An individual’s BMI is based on a combination of weight and height. A 5-foot-tall person weighing 180 pounds couldn’t donate a kidney, while a 6-foot-tall donor could weigh up to 258 pounds.

Some medical professionals and patients don’t like to talk about health in terms of BMI. The American Medical Association released a report in June clarifying that BMI predicts health in populations better than individuals, and harms communities of color by drawing on limited data.

But for kidney donation, it still sets a standard.

Most participants are looking to lose five to 30 pounds over six months. For Watson, donating meant losing 17 pounds.

“I feel like the way people talk about weight is like it’s some taboo secret,” Watson said. “Even if they don’t mean for it to be something to be ashamed of, their tone just comes across as it should be.”

Watson chose to use Noom. She liked that the app’s language focused on education and building healthy habits when talking about weight loss, she said.

Most case managers double as masters of social work students at the University of Chicago. And Watson said she didn’t feel any shame in discussing her weight loss efforts with them.

“It was so focused on, ‘We just want to help you meet your goal, and what tools can we give you to do that?’” Watson said.

In the end, it took Watson three months to lose the weight. Her official donor acceptance letter, sent from Loyola in May, still hangs on her fridge. A Get Well Soon card from Project Donor sits nearby on her credenza.

“My house still very much has the artifacts of support they have given me throughout the past year,” Watson said. “It’s a little dorky, but the National Kidney Registry, after I donated, sent me a certificate that I have framed on my living room wall.”

Watson donated her kidney in June and was back at work four weeks later. She still doesn’t know exactly who got her kidney. She received vouchers that could be used to give a friend or relative of her choice priority to receive a kidney of their own.

Watson gave her vouchers to a friend of a friend based in DuPage County, whose husband needed a kidney. She said meeting her voucher recipient provided some of the catharsis she started to want after surgery.

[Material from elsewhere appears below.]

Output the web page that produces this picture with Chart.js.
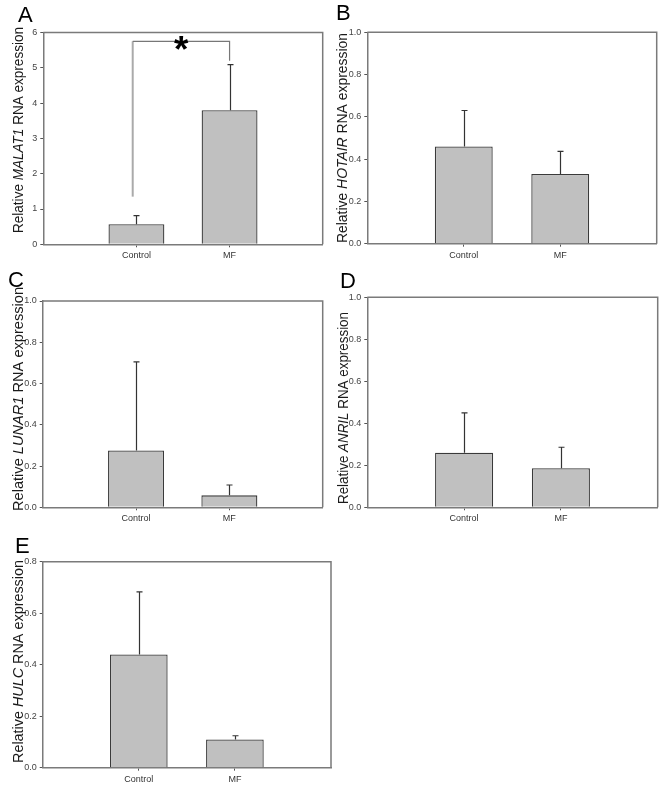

“It totally makes up for any doubt or questioning that I have in my mind,” Watson said. “After seeing people who so desperately want to give their loved ones a kidney but are discouraged from that, if I can fill that gap, it’s like a no-brainer.”

Loyola is one of 10 active kidney transplant centers in Illinois. Five are based in Chicago, including University of Chicago Medical Center, Lurie Children’s Hospital, Rush Medical Center, University of Illinois Medical Center and Northwestern Memorial Hospital.

Project Donor staff check in on their participants for a year after their procedure. Donors are free to reach out years down the line if they decide they want help with relapsed habits, she said.

Watson’s Noom subscription will last a year, and she said some of the habits from her weight-loss journey have stuck. She built gym visits into her daily routine and thinks about food differently.

As notable as the weight-loss help, though, was the removal of financial barriers. Watson said the project improved her faith in the medical system somewhat, though she’s become wary of debts associated with donating an organ, which she hadn’t considered at first.

“I’m very grateful for how it turned out for me, and wary for other people who do have the medical bills,” Watson said.

On average, Project Donor spends $400 per participant, and RISC analyst Ruby Rorty said the group estimates a new kidney is worth between $1.1 million and $1.5 million, in future earning potential and quality of life.

“As economists, we’re very happy with that return,” Rorty said.